Food styling, she says, requires timing, physical dexterity and a steady hand. And one more thing: “Good people skills are crucial, since food photography involves a team of people, including the client, ad agency, photographer, art director and, often, a prop stylist.”
“I’m more of a realistic kind of person as far as food styling is concerned,” says Mable Hoffman. “I don’t use too many tricks; if I do they’re just simple and basic.”
Hoffman, who has worked as a food stylist for more than 20 years with the George de Gennaro studios, thinks her no-nonsense approach might stem, in part, from her work for Betty Crocker.
“You had to follow package instructions carefully for their ads,” Hoffman remembers. “You just had to make many, many, many cakes, then pick the best one with the right contour.”
For editorial materials, which offer more leeway in portraying the food, she resorts to some tricks. To make a cake slice look good, Hoffman adds glaze or frosting after cutting so she can control the drip. “Sometimes,” she says, “I might cut a slice without the nuts, fruits or raisins that are supposed to show in the shot. Then, I’ll insert the items in the slice, but I’ll cut them so it looks like a knife went through them. I try to make everything as natural-looking as I can.” To get an even crumb texture, Hoffman uses a wood pick to plug the holes with crumbs from another slice.
Hoffman has other simple tricks. “I add extra gelatin to molds--Bavarian cream, for example--so they hold better under the hot lights,” she says. “And to melt cheese on a casserole, I don’t put it in the oven, I hold an electric barbecue starter just above the cheese until it looks nice and freshly melted.”
Meat shots can be particularly challenging. “Roasts are the most unpredictable,” she says. “You don’t know what they’re going to look like until you cut them. I usually undercook them. I make several and do a final one at the last minute.”
For souffles, traditionally one of the most difficult foods to capture on film, Hoffman relies on repetition. “I’ve tried so many techniques that other stylists recommend,” she says, “but the best thing for me is to just keep making them all day long.” Patience is a virtue in this line of work.
“I use Vaseline for a lot of things,” says food and prop stylist Karen Gillingham. “I use it to patch up fish; I mix the fish flesh with Vaseline and apply it with a pallet knife so it’s smooth and even.” She’s also been known to dye petroleum jelly a golden brown and use it to patch up roast turkey. Once she even made a pie with Vaseline. “After we got the Polaroid shot of the stand-in cherry pie, I threw that pie away and brought in the hero; the photographer decided he liked the looks of the first one. So I took it out of the trash and reassembled it with Vaseline.”
Other Gillingham tricks: use maple syrup (or molasses) in place of coffee--the cream will float on the top. Harden the top layer of drinks with gelatin so that when cream is added, it doesn’t creep down and form legs. And to avoid white glare, tint whipped cream with vanilla or Kitchen Bouquet.
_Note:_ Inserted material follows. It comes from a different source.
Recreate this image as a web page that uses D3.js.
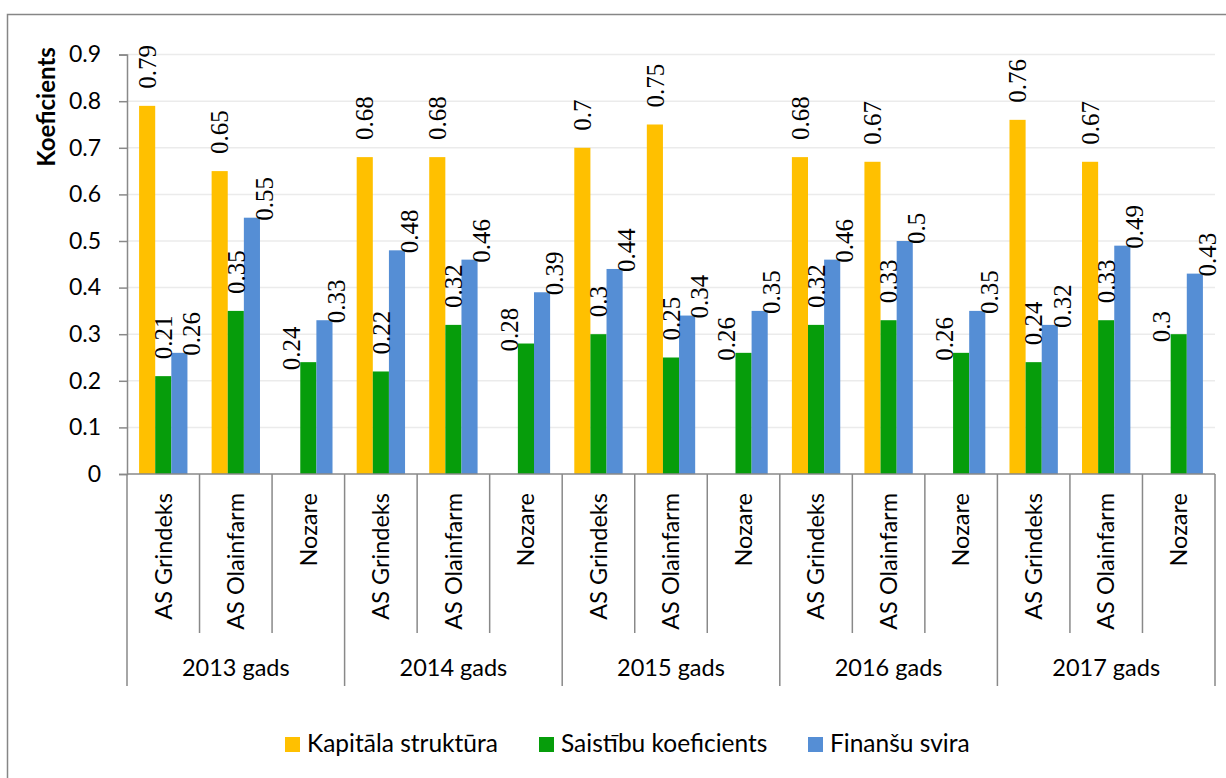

For uncut cakes, use Styrofoam and ice it with the real thing. Build up soups with marbles.
To create steam, Gillingham goes to Tri-Ess Sciences (a special effects lab in Burbank), buys little pellets of calcium metal (which produces hydrogen when it reacts with water producing the steam) and places them in a foil boat behind the food container and drips water on them. “Cigarette smoke blown from a straw also works,” she says, " but these days, it’s hard to find people willing to do it.”